Charlotte, como a maioria das mulheres que se aventuraram a empunhar uma pena em sua época, é acusada, injustamente, de escrever “literatura feminina.” Precisava, junto com suas irmãs, se esconder atrás de pseudônimos andróginos, na tentativa de ser publicada sem o preconceito de ser julgada pelo próprio sexo. Sua obra-prima, Jane Eyre, já foi diversas vezes menosprezada, descrita como um mero romance; mas Jane Eyre é muito mais. As mesmas acusações que Charlotte e as Brontës recebiam eram as que Jane Austen, predecessora delas, também precisara suportar: mulheres escrevendo sobre seus assuntos fúteis de mulheres. Nada que pudesse ser mais injusto. Como Jane Austen, Charlotte Brontë era uma observadora afiada da época em que vivia; suas histórias não nos mostravam isso com humor, mas com mais aspereza—desde a condições lamentáveis dos colégios a que crianças eram destinada; e onde faleciam sob maus cuidados, até a sociedade que dificultava as chances de mulheres de controlar suas próprias vidas, condenadas, na melhor das hipóteses, a se tornar governantas, incapazes de perseguir demais desejos, esses reservados apenas aos homens. Jane Eyre, de várias formas, é Charlotte Brontë. São seus olhos analisando e julgando o mundo à sua volta. São suas irmãs que morrem no internato, na pele da afável Helen. É seu próprio espírito se recusando a ser domado e a aceitar a crueldade ou apenas a misericórdia das pessoas. Ser notada. Ser respeitada e ser vista. Era o desejo de Charlotte Brontë.
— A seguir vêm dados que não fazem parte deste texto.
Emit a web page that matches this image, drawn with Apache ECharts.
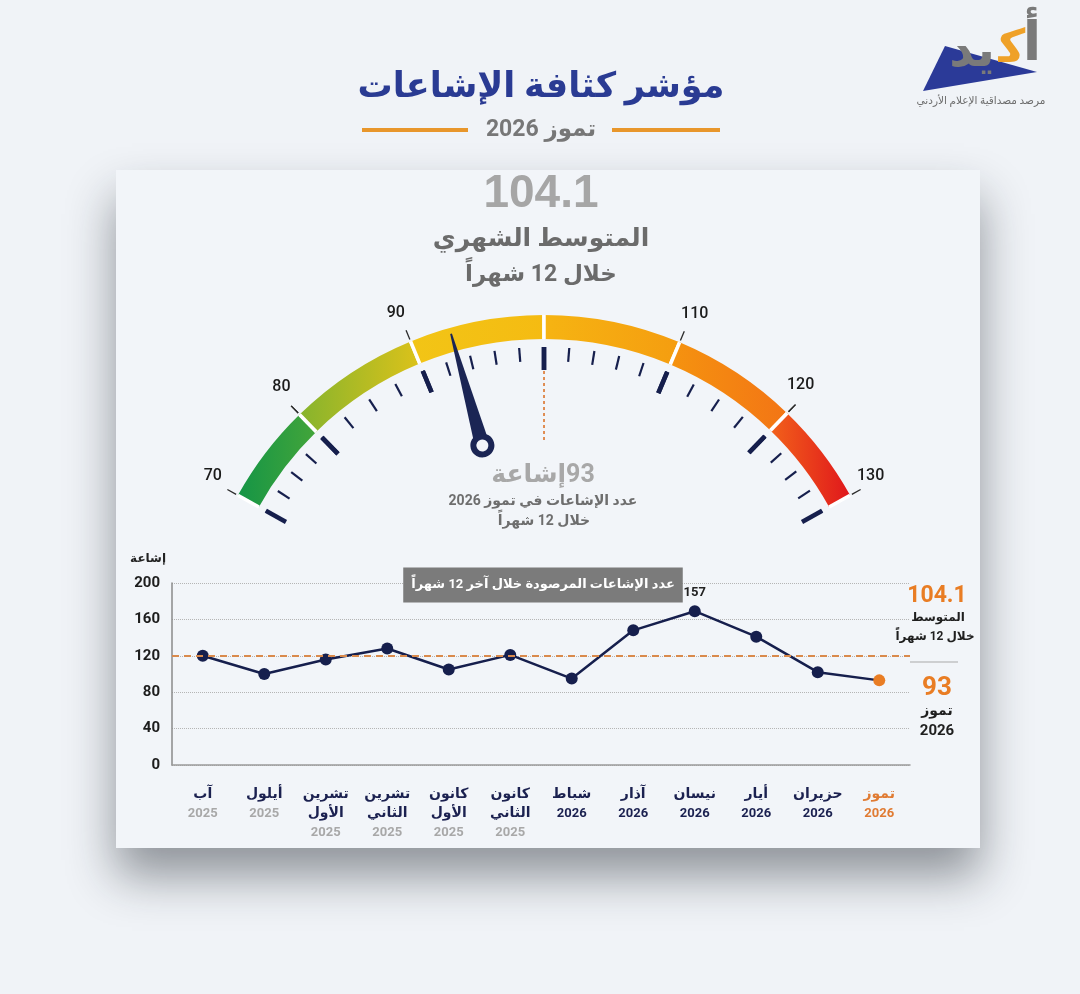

Ler Jane Eyre é uma experiência recomendável a qualquer um com interesse em literatura inglesa, ou apenas na época da Regência e na época vitoriana. É uma forma de desafiar nossos próprios preconceitos do que imaginamos como a ficção feminina—especialmente a de época—e de nos deixarmos surpreender pela profundidade do livro.
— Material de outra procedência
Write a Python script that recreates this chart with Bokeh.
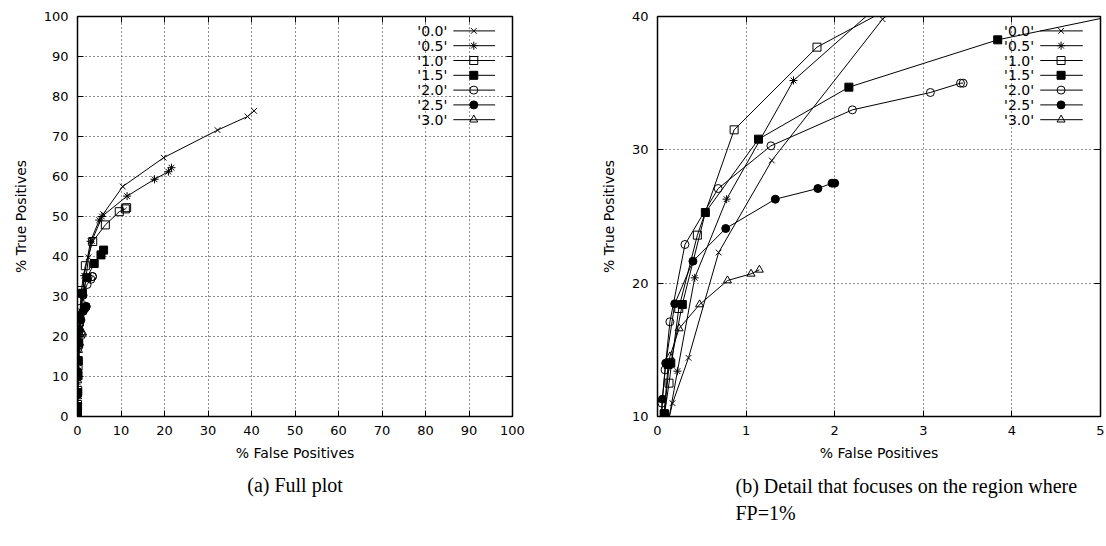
from bokeh.plotting import figure
from bokeh.layouts import row
from bokeh.models import Range1d, LinearAxis, FixedTicker, Title
from bokeh.embed import file_html
from bokeh.resources import INLINE
from bokeh.core.properties import value

# ---------------- data ----------------
series_names = ["'0.0'", "'0.5'", "'1.0'", "'1.5'", "'2.0'", "'2.5'", "'3.0'"]

fp_00 = [0.0, 0.01, 0.03, 0.08, 0.17, 0.35, 0.69, 1.29, 2.54, 3.3, 5.9, 10.4, 19.8, 32.2, 39.1, 40.6]
tp_00 = [0.5, 2.5, 5.5, 8.5, 11.0, 14.4, 22.3, 29.2, 39.8, 43.9, 50.6, 57.5, 64.7, 71.6, 75.0, 76.4]

fp_05 = [0.0, 0.02, 0.05, 0.12, 0.225, 0.42, 0.78, 1.535, 3.0, 5.0, 5.6, 11.4, 17.7, 20.9, 21.6]
tp_05 = [0.5, 2.5, 6.0, 9.5, 13.4, 20.4, 26.3, 35.2, 43.8, 49.1, 50.0, 55.1, 59.3, 61.2, 62.2]

fp_10 = [0.0, 0.01, 0.04, 0.08, 0.13, 0.24, 0.45, 0.865, 1.8, 3.5, 6.4, 9.6, 11.0, 11.3]
tp_10 = [0.5, 3.0, 6.5, 10.2, 12.5, 18.1, 23.6, 31.5, 37.7, 43.75, 47.9, 51.2, 51.9, 52.2]

fp_15 = [0.0, 0.01, 0.03, 0.075, 0.12, 0.15, 0.28, 0.54, 1.14, 2.16, 3.84, 5.4, 6.0]
tp_15 = [0.5, 2.5, 6.0, 10.2, 13.9, 14.0, 18.4, 25.3, 30.8, 34.7, 38.25, 40.4, 41.6]

fp_20 = [0.0, 0.01, 0.02, 0.05, 0.085, 0.14, 0.31, 0.685, 1.28, 2.2, 3.08, 3.42, 3.45]
tp_20 = [0.5, 2.5, 6.0, 11.0, 13.5, 17.1, 22.9, 27.1, 30.3, 33.0, 34.3, 35.0, 35.0]

fp_25 = [0.0, 0.01, 0.03, 0.056, 0.093, 0.195, 0.40, 0.77, 1.33, 1.81, 1.97, 2.0]
tp_25 = [0.5, 2.0, 5.5, 11.3, 14.0, 18.45, 21.65, 24.1, 26.3, 27.1, 27.5, 27.5]

fp_30 = [0.0, 0.01, 0.03, 0.06, 0.14, 0.244, 0.475, 0.79, 1.056, 1.15]
tp_30 = [0.5, 2.0, 5.0, 9.0, 14.5, 16.6, 18.4, 20.2, 20.7, 21.0]

full_x_ticks = [0, 10, 20, 30, 40, 50, 60, 70, 80, 90, 100]
full_y_ticks = [0, 10, 20, 30, 40, 50, 60, 70, 80, 90, 100]
detail_x_ticks = [0, 1, 2, 3, 4, 5]
detail_y_ticks = [10, 20, 30, 40]

x_label = "% False Positives"
y_label = "% True Positives"
caption_a = "(a) Full plot"
caption_b = "(b) Detail that focuses on the region where\nFP=1%"

all_fp = [fp_00, fp_05, fp_10, fp_15, fp_20, fp_25, fp_30]
all_tp = [tp_00, tp_05, tp_10, tp_15, tp_20, tp_25, tp_30]

# ---------------- styles ----------------
markers = ["x", "asterisk", "square", "square", "circle", "circle", "triangle"]
fills = [None, None, None, "black", None, "black", None]
msize = 8
TICK_FONT = "DejaVu Sans"
TICK_SIZE = "13px"
CAP_FONT = "Liberation Serif"
CAP_SIZE = "20px"


def make_fig(xr, yr, xticks, yticks, width, bl, br):
    p = figure(width=width, height=546, x_range=Range1d(*xr), y_range=Range1d(*yr),
               output_backend="svg", toolbar_location=None,
               min_border_left=bl, min_border_right=br, min_border_top=16, min_border_bottom=130,
               background_fill_color="white", border_fill_color="white")
    p.outline_line_color = "black"
    p.outline_line_width = 1.5
    xa = p.below[0]
    ya = p.left[0]
    xa.ticker = FixedTicker(ticks=xticks)
    ya.ticker = FixedTicker(ticks=yticks)
    for ax in (xa, ya):
        ax.major_tick_in = 6
        ax.major_tick_out = 0
        ax.minor_tick_line_color = None
        ax.axis_line_color = "black"
        ax.major_tick_line_color = "black"
        ax.major_label_text_font = TICK_FONT
        ax.major_label_text_font_size = TICK_SIZE
        ax.major_label_text_color = "black"
        ax.axis_label_text_font = TICK_FONT
        ax.axis_label_text_font_size = "14px"
        ax.axis_label_text_font_style = "normal"
        ax.axis_label_text_color = "black"
    xa.axis_label = x_label
    ya.axis_label = y_label
    xa.major_label_standoff = 9
    xa.axis_label_standoff = 7
    ya.major_label_standoff = 9
    ya.axis_label_standoff = 12
    # mirror ticks (no labels)
    for loc, tk in (("above", xticks), ("right", yticks)):
        m = LinearAxis(ticker=FixedTicker(ticks=tk),
                       major_label_overrides={t: "" for t in tk},
                       axis_line_color=None, major_tick_in=6, major_tick_out=0,
                       minor_tick_line_color=None, major_label_standoff=0,
                       major_tick_line_color="black")
        p.add_layout(m, loc)
    p.xgrid.ticker = FixedTicker(ticks=xticks)
    p.ygrid.ticker = FixedTicker(ticks=yticks)
    for g in (p.xgrid, p.ygrid):
        g.grid_line_color = "#222222"
        g.grid_line_dash = "1 3"
        g.grid_line_width = 1

    for fp, tp, mk, fc in zip(all_fp, all_tp, markers, fills):
        p.line(fp, tp, line_color="black", line_width=1)
        p.scatter(fp, tp, marker=mk, size=msize, line_color="black",
                  fill_color=fc, line_width=1)

    # gnuplot-style key: label, then line sample with point
    x0, x1 = xr
    y0, y1 = yr
    fx = lambda f: x0 + f * (x1 - x0)
    fy = lambda f: y0 + f * (y1 - y0)
    for i, (name, mk, fc) in enumerate(zip(series_names, markers, fills)):
        yy = fy(0.964 - 0.037 * i)
        p.text([fx(0.85)], [yy], text=[name], text_align="right", text_baseline="middle",
               text_font=value(TICK_FONT), text_font_size=value("14px"), text_color="black")
        p.line([fx(0.864), fx(0.96)], [yy, yy], line_color="black", line_width=1)
        p.scatter([fx(0.911)], [yy], marker=mk, size=msize, line_color="black",
                  fill_color=fc, line_width=1)
    return p


def caption(text, align, offset, standoff):
    return Title(text=text, align=align, offset=offset, standoff=standoff,
                 text_font=CAP_FONT, text_font_size=CAP_SIZE, text_font_style="normal",
                 text_color="black", text_line_height=1.25)


left = make_fig((0, 100), (0, 100), full_x_ticks, full_y_ticks, 588, 77, 76)
left.add_layout(caption(caption_a, "center", 0, 17), "below")

right = make_fig((0, 5), (10, 40), detail_x_ticks, detail_y_ticks, 518, 69, 6)
right.add_layout(caption(caption_b, "left", 78, 17), "below")

layout = row(left, right)
open("out.html", "w").write(file_html(layout, INLINE))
Anos mais tarde, Charlotte Brontë ocupa um lugar no cânone literário do qual nenhum detrator conseguiu tirá-la. Ela e suas irmãs, Emily e (se em uma menor escala) Anne permanecem, como Austen, aquelas que se recusaram a abrir mão de um ofício tão pouco “femininas.” Escreveram. Escreveram até a saúde frágil levá-las. Suas vidas não foram longas, mas o legado que deixaram perdura, dois séculos depois. Um brinde às irmãs Brontë; e um brinde especial para a aniversariante, de hoje, dia 21, Charlotte.